Monday, September 1, 2008

antara aku, Aceh, dan brambang asem...

ini bukan kali pertama aku puasa jauh dari keluarga yang sekarang aku rindukan, keluarga yang jauh di sana, di seberang lautan. sementara aku? aku sekarang ada di Subulussalam, kota kecil yang sudah pernah aku bilang bermil-mil jauhnya dari Jawa, tanah harapan. dan kali ini adalah ramadlan kedua yang aku jalani jauh dari mereka. rasanya? biasa aja tuh! hehehe, ga dink... jelas bukan sesuau yang enak kalo puasa sendirian menjalani hari yang kadang getir tanpa keluarga di samping kita. sahur bangun sendiri, dengan mata sepet aku melibas hitamnya aspal kota yang mengkilat karena basah, Jupiter ber-plat merah membelah sepinya pagi saat anak-anak seumuranku mungkin masie gondok karena terbangun dari tidurnya karena teriakan ibunya sementara aku di sini di temani dinginnya angin Bukit Barisan yang bertiup menggoyang dedaunan perkebunan sawit dan membuat kulitku merinding. dan di tengah hujan itu aku ahirnya menemukan warung nasi, senangnya... menu sahur pertama: nasi putih, mie goreng, telor dadar, dan es susu. yah, coba aku di Jawa, pasti ada brambang asem, pecel lele, dan tempe goreng. tapi kembali dinginnya angin sadarkan aku kalo aku ada di sini, di Aceh di mana orang ga ada yang bikin brambang asem, jarang ada yang bisa bikin sambel lele, dan lidah orang Aceh kurang bisa merasakan betapa nikmatnya tempe goreng, huh...

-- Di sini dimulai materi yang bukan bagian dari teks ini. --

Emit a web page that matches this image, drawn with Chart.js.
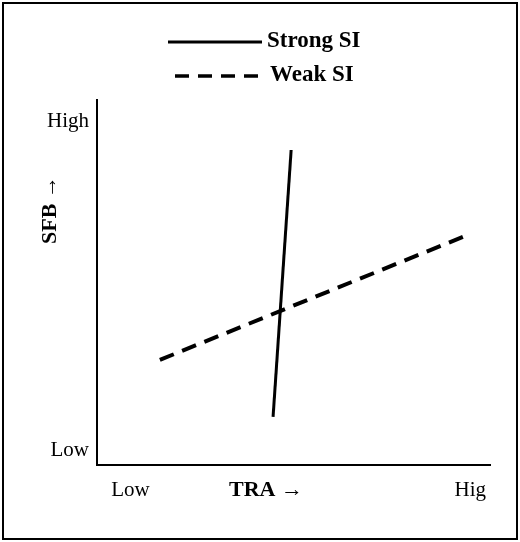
<!DOCTYPE html>
<html><head><meta charset="utf-8">
<script src="https://cdn.jsdelivr.net/npm/chart.js@4/dist/chart.umd.min.js"></script>
<style>
html,body{margin:0;padding:0;background:#fff}
#wrap{position:absolute;left:2px;top:2px;width:512px;height:534px;border:2px solid #000}
canvas{position:absolute;left:-4px;top:-4px}
</style></head><body>
<div id="wrap"><canvas id="c" width="520" height="542"></canvas></div>
<script>
const seriesNames = ["Strong SI", "Weak SI"];
const strongSI = [{x:0.448,y:0.132},{x:0.494,y:0.863}];
const weakSI = [{x:0.160,y:0.288},{x:0.931,y:0.625}];
const xTicks = [{value:0.085,label:"Low"},{value:0.95,label:"Hig"}];
const yTicks = [{value:0.94,label:"High"},{value:0.04,label:"Low"}];
const xTitle = "TRA →", yTitle = "SFB →";

const font = "Liberation Serif";
const textPlugin = {
  id:'lg',
  afterDraw(ch){
    const c = ch.ctx; c.save();
    c.strokeStyle='#000'; c.lineWidth=3;
    c.beginPath(); c.moveTo(168,42); c.lineTo(262,42); c.stroke();
    c.lineWidth=3.5; c.setLineDash([14,9]); c.beginPath(); c.moveTo(175,76); c.lineTo(265,76); c.stroke();
    c.setLineDash([]);
    c.fillStyle='#000'; c.font='bold 23px "'+font+'"'; c.textBaseline='middle';
    c.fillText(seriesNames[0],267,41); c.fillText(seriesNames[1],270,75);
    c.font='bold 22px "'+font+'"'; c.textAlign='center';
    c.fillText(xTitle,266,490);
    c.translate(50,210); c.rotate(-Math.PI/2); c.fillText(yTitle,0,0);
    c.restore();
  }
};
new Chart(document.getElementById('c'),{
  type:'scatter',
  data:{datasets:[
    {label:seriesNames[0],data:strongSI,showLine:true,borderColor:'#000',borderWidth:3,pointRadius:0},
    {label:seriesNames[1],data:weakSI,showLine:true,borderColor:'#000',borderWidth:4,borderDash:[15,9],pointRadius:0}
  ]},
  options:{
    responsive:false,animation:false,
    layout:{padding:{left:0,top:100,right:30,bottom:0}},
    plugins:{legend:{display:false},tooltip:{enabled:false}},
    scales:{
      x:{min:0,max:1,grid:{display:false,drawTicks:false},border:{color:'#000',width:2},
        afterBuildTicks(s){s.ticks=xTicks.map(t=>({value:t.value}));},
        afterFit(s){s.height=77;},
        ticks:{color:'#000',padding:13,font:{family:font,size:21},callback:(v)=>{const t=xTicks.find(t=>t.value===v);return t?t.label:'';}}},
      y:{min:0,max:1,grid:{display:false,drawTicks:false},border:{color:'#000',width:2},
        afterBuildTicks(s){s.ticks=yTicks.map(t=>({value:t.value}));},
        afterFit(s){s.width=97;},
        ticks:{color:'#000',padding:8,font:{family:font,size:21},callback:(v)=>{const t=yTicks.find(t=>t.value===v);return t?t.label:'';}}}
    }
  },
  plugins:[textPlugin]
});
</script></body></html>
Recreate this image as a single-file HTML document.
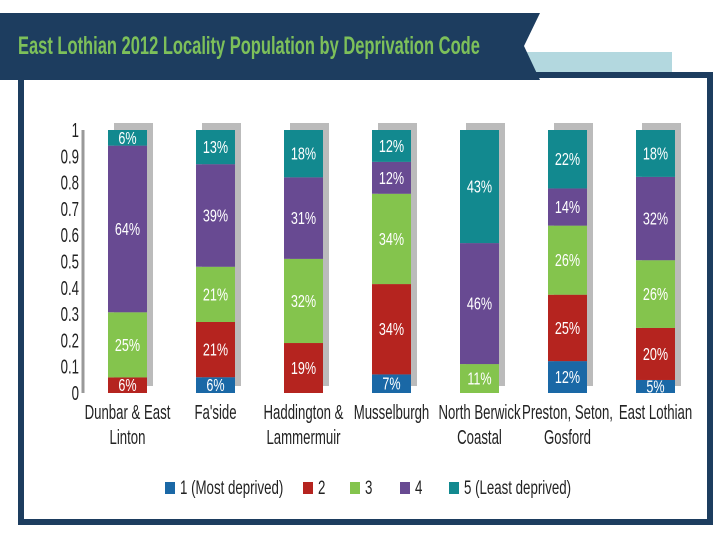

kekurang-enakan ramadlan ini bukan cuma pas sahur aja. acara berbuka yang biasanya paling ditunggu, sekarang aku malah ga selera makan. bedug, eh, adzan magrib aku batalin puasa dengan marlboro putih dan beberapa teguk pocari sweat. aku memang masie ngantor waktu itu dan sibuk postin di blog-ku yang di intranet khusus Direktorat Jenderal Pajak dan memang saat itu hujan masie belum puas mengguyur kota tanpa ampun, tanpa toleran, dan tanpa pernah bisa kompromis terhadap aku sekalipun yang waktu itu mau cari bukaan. sekitar jam delapan aku memaksa diri keluar dari persembunyianku di depan kompuer kantor demi memenuhi rasa lapar perutku yang terus menggerogoti dinding lambung. biarlah aku rasakan remintik hujan menampari mukaku sampe pedih, biarlah dingin angin membuat tubuhku menggigil, biarlah... asal aku dapati warung makan. ahirnya akupun makan di warung tempat sahur tadi pagi, dengan menu seadanya, ayam goreng, sambel teri-kacang tanah goreng, es capuccino. ga ada kolak pisang, es buah, sayur sop, rempeyek udang, botok daging kebo, dan brambang asem yang dahsyat yang mungkin cuma bisa aku rasain di Jawa lagi. tapi kapan aku mutasi ke Jawa?